Every 45 minutes throughout the night, I woke up to address the crying of either Ty, Kyle, Talon or Kendall (the latter two not being sick but being babies). On Tuesday morning, Dad went to work, and I began washing bed sheets and blankets and sterilizing floors and toys. I guess it’s a good thing that nobody wanted to eat because there wasn’t any time to make a proper meal. Dad came home with crackers and ginger ale.
I went to work at 2pm and came back at 7pm. Dad informed me that no one threw up during the afternoon. *Whew* The children had a light dinner of a few crackers and applesauce. Dad and I watched “Fringe,” the fall’s hottest new show (at least that’s what FOX tells us). But we slept soundly that night.

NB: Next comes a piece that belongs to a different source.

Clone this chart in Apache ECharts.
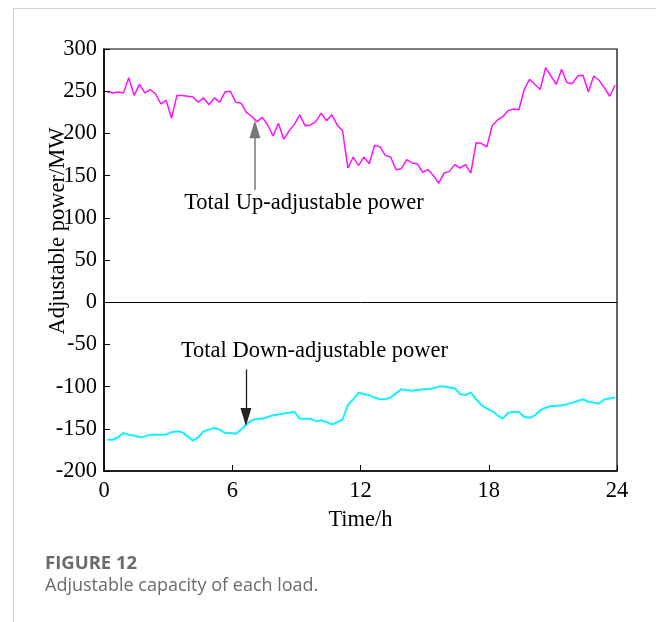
<!DOCTYPE html>
<html><head><meta charset="utf-8">
<script src="https://cdn.jsdelivr.net/npm/echarts@6/dist/echarts.min.js"></script>
<style>html,body{margin:0;padding:0;background:#fff}#c{width:656px;height:622px}</style>
</head><body><div id="c"></div>
<script>
// Total up-adjustable power (MW), 96 points at 15-min steps
const upPower = [249,248,249,248,266,245,258,248,252,247,
  235,239,218,245,245,244,243,237,242,234,
  242,237,249,250,237,236,225,220,214,219,
  210,197,212,193,203,211,222,209,210,214,
  224,215,222,210,203,159,172,162,172,164,
  186,184,174,172,157,158,169,165,164,154,
  157,150,141,153,155,163,159,163,153,189,
  188,184,209,216,220,227,229,228,252,264,
  258,252,278,268,258,276,260,259,268,269,
  249,268,263,254,244,257];
// Total down-adjustable power (MW)
const downPower = [-163,-163,-160,-155,-157,-158,-160,-159,-157,-157,
  -157,-157,-154,-153,-154,-159,-164,-160,-153,-151,
  -149,-151,-155,-155,-156,-151,-145,-140,-138,-138,
  -136,-134,-133,-132,-131,-130,-138,-138,-138,-141,
  -140,-142,-145,-142,-139,-122,-115,-107,-109,-110,
  -113,-115,-115,-113,-108,-103,-104,-105,-104,-103,
  -103,-102,-100,-100,-101,-102,-109,-110,-107,-115,
  -122,-126,-129,-134,-138,-131,-130,-130,-136,-137,
  -134,-128,-125,-123,-123,-122,-121,-119,-117,-115,
  -118,-119,-120,-115,-114,-113];
const xTickHours = [0, 6, 12, 18, 24];
const yTickValues = [-200,-150,-100,-50,0,50,100,150,200,250,300];
const upLabel = 'Total Up-adjustable power';
const downLabel = 'Total Down-adjustable power';
const xName = 'Time/h';
const yName = 'Adjustable power/MW';
const figTitle = 'FIGURE 12';
const figCaption = 'Adjustable capacity of each load.';

const firstHour = 0.16, stepHour = 0.25;
const hours = upPower.map((_, i) => firstHour + i * stepHour);
const upData = upPower.map((v, i) => [hours[i], v]);
const downData = downPower.map((v, i) => [hours[i], v]);

const serif = '"Liberation Serif","Times New Roman",serif';
const fs = 22.5;
const chart = echarts.init(document.getElementById('c'), null, {renderer: 'canvas'});
chart.setOption({
  animation: false,
  backgroundColor: '#fff',
  grid: {left: 104, right: 39, top: 49, bottom: 151, show: true, borderColor: '#000', borderWidth: 1.2, backgroundColor: 'transparent'},
  xAxis: {
    type: 'value', min: 0, max: 24, interval: 6,
    name: xName, nameLocation: 'middle', nameGap: 38,
    nameTextStyle: {fontFamily: serif, fontSize: fs, color: '#000'},
    axisLine: {show: true, onZero: false, lineStyle: {color: '#000', width: 1.5}},
    axisTick: {show: true, inside: true, length: 6, lineStyle: {color: '#000'}},
    axisLabel: {fontFamily: serif, fontSize: fs, color: '#000', margin: 9},
    splitLine: {show: false}
  },
  yAxis: {
    type: 'value', min: -200, max: 300, interval: 50,
    name: yName, nameLocation: 'middle', nameGap: 34, nameMoveOverlap: false,
    nameTextStyle: {fontFamily: serif, fontSize: fs, color: '#000', padding: [0, 0, 0, 58]},
    axisLine: {show: true, onZero: false, lineStyle: {color: '#000', width: 1.5}},
    axisTick: {show: true, inside: true, length: 6, lineStyle: {color: '#000'}},
    axisLabel: {fontFamily: serif, fontSize: fs, color: '#000', margin: 7},
    splitLine: {show: false}
  },
  series: [
    {
      type: 'line', data: upData, showSymbol: false, symbol: 'none',
      lineStyle: {color: '#ff11ff', width: 1.5}, z: 3,
      markLine: {
        silent: true, symbol: ['none', 'none'], label: {show: false},
        data: [
          [{coord: [0, 0], lineStyle: {color: '#000', width: 1, type: 'solid'}}, {coord: [24, 0]}],
          [{coord: [7.06, 133], lineStyle: {color: '#777', width: 1.5, type: 'solid'}}, {coord: [7.06, 205], symbol: 'triangle', symbolSize: [11, 18]}]
        ]
      },
      markPoint: {
        symbol: 'circle', symbolSize: 0, silent: true,
        label: {show: true, position: 'right', distance: 0, formatter: upLabel, fontFamily: serif, fontSize: fs, color: '#000'},
        data: [{coord: [3.75, 117.5]}]
      }
    },
    {
      type: 'line', data: downData, showSymbol: false, symbol: 'none',
      lineStyle: {color: '#11f2ff', width: 2}, z: 3,
      markLine: {
        silent: true, symbol: ['none', 'none'], label: {show: false},
        data: [
          [{coord: [6.64, -79.5], lineStyle: {color: '#222', width: 1.3, type: 'solid'}}, {coord: [6.64, -136], symbol: 'triangle', symbolSize: [11, 18]}]
        ]
      },
      markPoint: {
        symbol: 'circle', symbolSize: 0, silent: true,
        label: {show: true, position: 'right', distance: 0, formatter: downLabel, fontFamily: serif, fontSize: fs, color: '#000'},
        data: [{coord: [3.6, -58]}]
      }
    }
  ],
  graphic: [
    {type: 'line', shape: {x1: 13.5, y1: 8.5, x2: 13.5, y2: 622}, style: {stroke: '#d0d0d0', lineWidth: 1}},
    {type: 'line', shape: {x1: 13.5, y1: 8.5, x2: 656, y2: 8.5}, style: {stroke: '#d0d0d0', lineWidth: 1}},
    {type: 'text', left: 45, top: 554, style: {text: figTitle, font: 'bold 18.5px "Open Sans","Noto Sans",sans-serif', fill: '#6b6b6b'}},
    {type: 'text', left: 45, top: 577, style: {text: figCaption, font: '18px "Open Sans","Noto Sans",sans-serif', fill: '#6b6b6b'}}
  ]
});
</script>
</body></html>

Taylor vomited some pink stuff an hour after dawn. What the crap, people? Keep your fingers out of your mouth and your mouths off of your feet! Dad and I deduced that the boys got sick because they had swallowed bath water (and only Who knows what’s in little boys’ bath water. Good gracious.)

These past two days, I’ve been yelling at whoever gets too close to the babies. “Did you wash your hands? Get the hand sanitizer. Don’t touch her face!” Last thing we need are a pair of vomiting infants.